Repeat the listing exactly as given, omitting every image.

===== DATA EXTRACT

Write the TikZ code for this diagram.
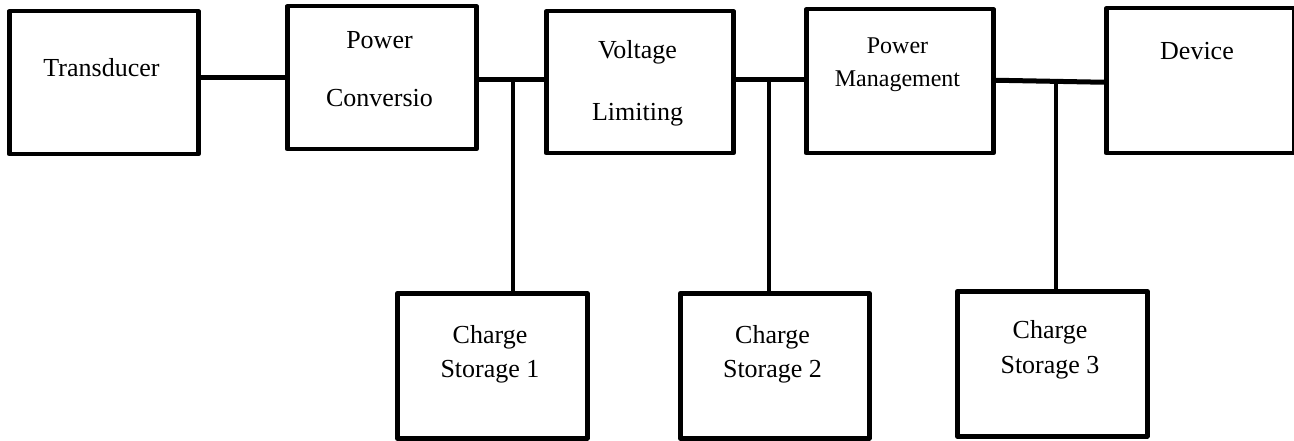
\documentclass[tikz,border=0pt]{standalone}
\usepackage{fontspec}
\setmainfont{Liberation Serif}
\usetikzlibrary{calc}
\begin{document}
\begin{tikzpicture}[x=1pt,y=-1pt,
  blk/.style={draw,line width=4.5pt,line join=round,inner sep=0pt,anchor=north west},
  lbl/.style={anchor=base,font=\fontsize{26}{30}\selectfont,inner sep=0pt},
  lblsmall/.style={anchor=base,font=\fontsize{24}{28}\selectfont,inner sep=0pt},
  hline/.style={line width=5pt},
  vline/.style={line width=3.5pt}]
\useasboundingbox (0,0) rectangle (1294,441);
% boxes
\node[blk,minimum width=189pt,minimum height=143pt] (tr) at (7,9) {};
\node[blk,minimum width=189pt,minimum height=143pt] (pc) at (285,4) {};
\node[blk,minimum width=187pt,minimum height=142pt] (vl) at (544,9) {};
\node[blk,minimum width=187pt,minimum height=144pt] (pm) at (804,7) {};
\node[blk,minimum width=188pt,minimum height=145pt] (dv) at (1104,6) {};
\node[blk,minimum width=190pt,minimum height=145pt] (cs1) at (395,291) {};
\node[blk,minimum width=189pt,minimum height=145pt] (cs2) at (678,291) {};
\node[blk,minimum width=190pt,minimum height=145pt] (cs3) at (955,289) {};
% labels
\node[lbl] (ttr) at (101.5,77) {Transducer};
\node[lbl] (tpc1) at (379.5,49) {Power};
\node[lbl] (tpc2) at (379.5,107) {Conversio};
\node[lbl] (tvl1) at (637.5,59) {Voltage};
\node[lbl] (tvl2) at (637.5,121) {Limiting};
\node[lblsmall] (tpm1) at (897.5,54) {Power};
\node[lblsmall] (tpm2) at (897.5,87) {Management};
\node[lbl] (tdv) at (1197,60) {Device};
\node[lbl] (tcs1a) at (490,343) {Charge};
\node[lbl] (tcs1b) at (490,377) {Storage 1};
\node[lbl] (tcs2a) at (772.5,343) {Charge};
\node[lbl] (tcs2b) at (772.5,377) {Storage 2};
\node[lbl] (tcs3a) at (1050,338) {Charge};
\node[lbl] (tcs3b) at (1050,373) {Storage 3};
% junctions
\coordinate (j0) at (240,78);
\coordinate (j1) at (513,80);
\coordinate (j2) at (769,80);
\coordinate (j3) at (1056,79);
% connectors
\draw[hline] (tr.east |- j0) -- (pc.west |- j0);
\draw[hline] (pc.east |- j1) -- (vl.west |- j1);
\draw[hline] (vl.east |- j2) -- (pm.west |- j2);
\draw[hline] ($(pm.east)+(0,-1)$) -- ($(dv.west)+(0,1.5)$);
\draw[vline] (j1) -- (j1 |- cs1.north);
\draw[vline] (j2) -- (j2 |- cs2.north);
\draw[vline] (j3) -- (j3 |- cs3.north);
\end{tikzpicture}
\end{document}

==========

◆ TASK RESULT ◆
Write the TikZ code for this diagram.
\documentclass[tikz,border=0pt]{standalone}
\usepackage{fontspec}
\setmainfont{Liberation Serif}
\usetikzlibrary{calc}
\begin{document}
\begin{tikzpicture}[x=1pt,y=-1pt,
  blk/.style={draw,line width=4.5pt,line join=round,inner sep=0pt,anchor=north west},
  lbl/.style={anchor=base,font=\fontsize{26}{30}\selectfont,inner sep=0pt},
  lblsmall/.style={anchor=base,font=\fontsize{24}{28}\selectfont,inner sep=0pt},
  hline/.style={line width=5pt},
  vline/.style={line width=3.5pt}]
\useasboundingbox (0,0) rectangle (1294,441);
% boxes
\node[blk,minimum width=189pt,minimum height=143pt] (tr) at (7,9) {};
\node[blk,minimum width=189pt,minimum height=143pt] (pc) at (285,4) {};
\node[blk,minimum width=187pt,minimum height=142pt] (vl) at (544,9) {};
\node[blk,minimum width=187pt,minimum height=144pt] (pm) at (804,7) {};
\node[blk,minimum width=188pt,minimum height=145pt] (dv) at (1104,6) {};
\node[blk,minimum width=190pt,minimum height=145pt] (cs1) at (395,291) {};
\node[blk,minimum width=189pt,minimum height=145pt] (cs2) at (678,291) {};
\node[blk,minimum width=190pt,minimum height=145pt] (cs3) at (955,289) {};
% labels
\node[lbl] (ttr) at (101.5,77) {Transducer};
\node[lbl] (tpc1) at (379.5,49) {Power};
\node[lbl] (tpc2) at (379.5,107) {Conversio};
\node[lbl] (tvl1) at (637.5,59) {Voltage};
\node[lbl] (tvl2) at (637.5,121) {Limiting};
\node[lblsmall] (tpm1) at (897.5,54) {Power};
\node[lblsmall] (tpm2) at (897.5,87) {Management};
\node[lbl] (tdv) at (1197,60) {Device};
\node[lbl] (tcs1a) at (490,343) {Charge};
\node[lbl] (tcs1b) at (490,377) {Storage 1};
\node[lbl] (tcs2a) at (772.5,343) {Charge};
\node[lbl] (tcs2b) at (772.5,377) {Storage 2};
\node[lbl] (tcs3a) at (1050,338) {Charge};
\node[lbl] (tcs3b) at (1050,373) {Storage 3};
% junctions
\coordinate (j0) at (240,78);
\coordinate (j1) at (513,80);
\coordinate (j2) at (769,80);
\coordinate (j3) at (1056,79);
% connectors
\draw[hline] (tr.east |- j0) -- (pc.west |- j0);
\draw[hline] (pc.east |- j1) -- (vl.west |- j1);
\draw[hline] (vl.east |- j2) -- (pm.west |- j2);
\draw[hline] ($(pm.east)+(0,-1)$) -- ($(dv.west)+(0,1.5)$);
\draw[vline] (j1) -- (j1 |- cs1.north);
\draw[vline] (j2) -- (j2 |- cs2.north);
\draw[vline] (j3) -- (j3 |- cs3.north);
\end{tikzpicture}
\end{document}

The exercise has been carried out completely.